• Problem to solve:
All of the data that follows should be retyped exactly, please, except the pictures.
- - -
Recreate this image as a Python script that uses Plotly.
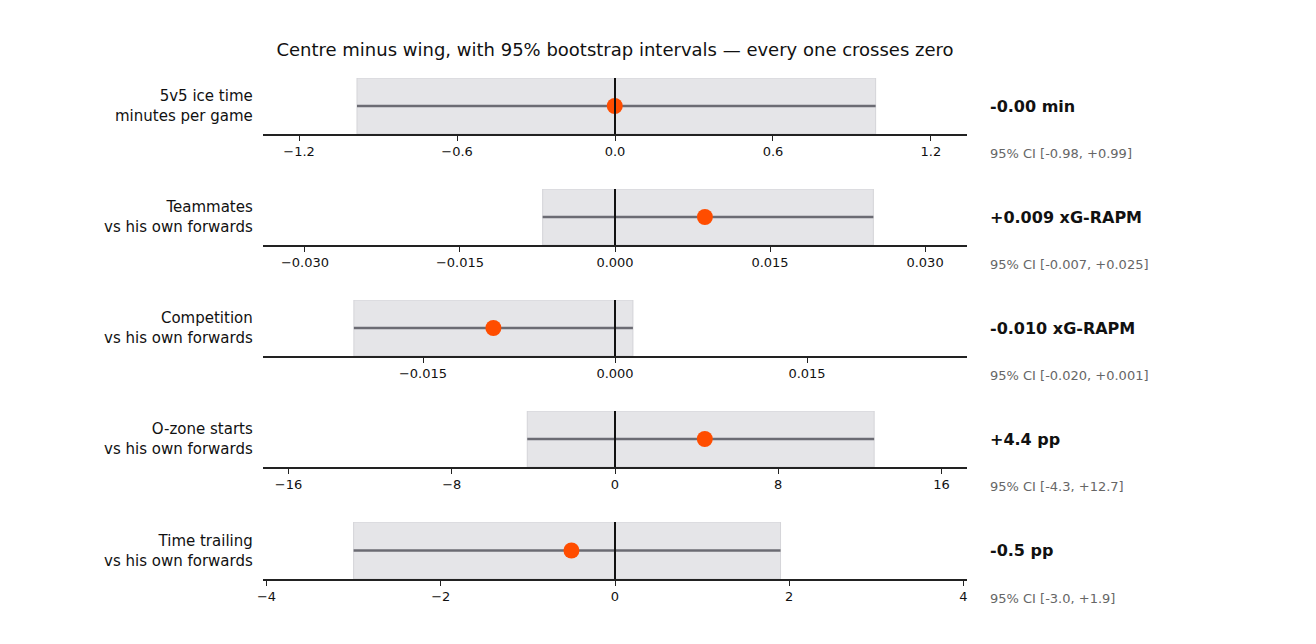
import plotly.graph_objects as go

labels = ["5v5 ice time<br>minutes per game", "Teammates<br>vs his own forwards", "Competition<br>vs his own forwards",
          "O-zone starts<br>vs his own forwards", "Time trailing<br>vs his own forwards"]
est = [-0.001, 0.0087, -0.0095, 4.4, -0.5]
lo = [-0.98, -0.007, -0.0204, -4.3, -3.0]
hi = [0.99, 0.025, 0.0014, 12.7, 1.9]
val_text = ["-0.00 min", "+0.009 xG-RAPM", "-0.010 xG-RAPM", "+4.4 pp", "-0.5 pp"]
ci_text = ["95% CI [-0.98, +0.99]", "95% CI [-0.007, +0.025]", "95% CI [-0.020, +0.001]",
           "95% CI [-4.3, +12.7]", "95% CI [-3.0, +1.9]"]
ranges = [1.337, 0.03406, 0.0275, 17.25, 4.04]
dticks = [0.6, 0.015, 0.015, 8, 2]
fmts = [".1f", ".3f", ".3f", "d", "d"]

W, H = 1316, 644
S = 8  # page offset
L, R, T, B = 263 - S, 967 - S, 78 - S, 579 - S
tops = [t - S for t in [78, 189, 300, 411, 522]]
bots = [b - S for b in [134, 245, 356, 467, 579]]
ph = B - T

fig = go.Figure()
shapes, ann = [], []
for i in range(5):
    n = "" if i == 0 else str(i + 1)
    xa, ya = "x" + n, "y" + n
    d0 = 1 - (bots[i] - T) / ph
    d1 = 1 - (tops[i] - T) / ph
    fig.add_trace(go.Scatter(x=[lo[i], hi[i]], y=[0.5, 0.5], mode="lines",
                             line=dict(color="#6b6b73", width=2.5), xaxis=xa, yaxis=ya, showlegend=False))
    fig.add_trace(go.Scatter(x=[est[i]], y=[0.5], mode="markers",
                             marker=dict(color="#ff4d00", size=16), xaxis=xa, yaxis=ya, showlegend=False))
    shapes.append(dict(type="rect", xref=xa, yref=ya, x0=lo[i], x1=hi[i], y0=0, y1=1,
                       fillcolor="#e5e5e8", line=dict(color="#d4d4d8", width=1), layer="below"))
    shapes.append(dict(type="line", xref=xa, yref=ya, x0=0, x1=0, y0=0, y1=1,
                       line=dict(color="#111111", width=2)))
    fig.layout["xaxis" + n] = dict(domain=[0, 1], range=[-ranges[i], ranges[i]], anchor=ya,
                                   dtick=dticks[i], tick0=0, tickformat=fmts[i], showgrid=False, zeroline=False,
                                   showline=True, linecolor="#222", linewidth=1.5, ticks="outside", ticklen=5,
                                   tickcolor="#222", tickfont=dict(size=13, color="#111"))
    fig.layout["yaxis" + n] = dict(domain=[d0, d1], range=[0, 1], anchor=xa, visible=False)
    yc = 1 - ((tops[i] + bots[i]) / 2 - T) / ph
    xr = (988 - S - L) / (R - L)
    ann.append(dict(xref="paper", yref="paper", x=-0.011, y=yc, text=labels[i], showarrow=False,
                    xanchor="right", yanchor="middle", align="right", font=dict(size=15, color="#111")))
    ann.append(dict(xref="paper", yref="paper", x=xr, y=yc, text="<b>" + val_text[i] + "</b>",
                    showarrow=False, xanchor="left", yanchor="middle", font=dict(size=16, color="#111")))
    ann.append(dict(xref="paper", yref="paper", x=xr, y=1 - (bots[i] + 19 - T) / ph,
                    text=ci_text[i], showarrow=False, xanchor="left", yanchor="middle",
                    font=dict(size=13, color="#666")))

fig.update_layout(width=W, height=H, margin=dict(l=L, r=W - R, t=T, b=H - B),
                  plot_bgcolor="white", paper_bgcolor="white", shapes=shapes, annotations=ann,
                  font=dict(family="DejaVu Sans"),
                  title=dict(text="Centre minus wing, with 95% bootstrap intervals — every one crosses zero",
                             x=(615 - S) / W, xanchor="center", y=1 - (50 - S) / H, yanchor="middle",
                             font=dict(size=18, color="#111")))
fig.write_html("out.html")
- - -
• Correct response:
Recreate this image as a Python script that uses Plotly.
import plotly.graph_objects as go

labels = ["5v5 ice time<br>minutes per game", "Teammates<br>vs his own forwards", "Competition<br>vs his own forwards",
          "O-zone starts<br>vs his own forwards", "Time trailing<br>vs his own forwards"]
est = [-0.001, 0.0087, -0.0095, 4.4, -0.5]
lo = [-0.98, -0.007, -0.0204, -4.3, -3.0]
hi = [0.99, 0.025, 0.0014, 12.7, 1.9]
val_text = ["-0.00 min", "+0.009 xG-RAPM", "-0.010 xG-RAPM", "+4.4 pp", "-0.5 pp"]
ci_text = ["95% CI [-0.98, +0.99]", "95% CI [-0.007, +0.025]", "95% CI [-0.020, +0.001]",
           "95% CI [-4.3, +12.7]", "95% CI [-3.0, +1.9]"]
ranges = [1.337, 0.03406, 0.0275, 17.25, 4.04]
dticks = [0.6, 0.015, 0.015, 8, 2]
fmts = [".1f", ".3f", ".3f", "d", "d"]

W, H = 1316, 644
S = 8  # page offset
L, R, T, B = 263 - S, 967 - S, 78 - S, 579 - S
tops = [t - S for t in [78, 189, 300, 411, 522]]
bots = [b - S for b in [134, 245, 356, 467, 579]]
ph = B - T

fig = go.Figure()
shapes, ann = [], []
for i in range(5):
    n = "" if i == 0 else str(i + 1)
    xa, ya = "x" + n, "y" + n
    d0 = 1 - (bots[i] - T) / ph
    d1 = 1 - (tops[i] - T) / ph
    fig.add_trace(go.Scatter(x=[lo[i], hi[i]], y=[0.5, 0.5], mode="lines",
                             line=dict(color="#6b6b73", width=2.5), xaxis=xa, yaxis=ya, showlegend=False))
    fig.add_trace(go.Scatter(x=[est[i]], y=[0.5], mode="markers",
                             marker=dict(color="#ff4d00", size=16), xaxis=xa, yaxis=ya, showlegend=False))
    shapes.append(dict(type="rect", xref=xa, yref=ya, x0=lo[i], x1=hi[i], y0=0, y1=1,
                       fillcolor="#e5e5e8", line=dict(color="#d4d4d8", width=1), layer="below"))
    shapes.append(dict(type="line", xref=xa, yref=ya, x0=0, x1=0, y0=0, y1=1,
                       line=dict(color="#111111", width=2)))
    fig.layout["xaxis" + n] = dict(domain=[0, 1], range=[-ranges[i], ranges[i]], anchor=ya,
                                   dtick=dticks[i], tick0=0, tickformat=fmts[i], showgrid=False, zeroline=False,
                                   showline=True, linecolor="#222", linewidth=1.5, ticks="outside", ticklen=5,
                                   tickcolor="#222", tickfont=dict(size=13, color="#111"))
    fig.layout["yaxis" + n] = dict(domain=[d0, d1], range=[0, 1], anchor=xa, visible=False)
    yc = 1 - ((tops[i] + bots[i]) / 2 - T) / ph
    xr = (988 - S - L) / (R - L)
    ann.append(dict(xref="paper", yref="paper", x=-0.011, y=yc, text=labels[i], showarrow=False,
                    xanchor="right", yanchor="middle", align="right", font=dict(size=15, color="#111")))
    ann.append(dict(xref="paper", yref="paper", x=xr, y=yc, text="<b>" + val_text[i] + "</b>",
                    showarrow=False, xanchor="left", yanchor="middle", font=dict(size=16, color="#111")))
    ann.append(dict(xref="paper", yref="paper", x=xr, y=1 - (bots[i] + 19 - T) / ph,
                    text=ci_text[i], showarrow=False, xanchor="left", yanchor="middle",
                    font=dict(size=13, color="#666")))

fig.update_layout(width=W, height=H, margin=dict(l=L, r=W - R, t=T, b=H - B),
                  plot_bgcolor="white", paper_bgcolor="white", shapes=shapes, annotations=ann,
                  font=dict(family="DejaVu Sans"),
                  title=dict(text="Centre minus wing, with 95% bootstrap intervals — every one crosses zero",
                             x=(615 - S) / W, xanchor="center", y=1 - (50 - S) / H, yanchor="middle",
                             font=dict(size=18, color="#111")))
fig.write_html("out.html")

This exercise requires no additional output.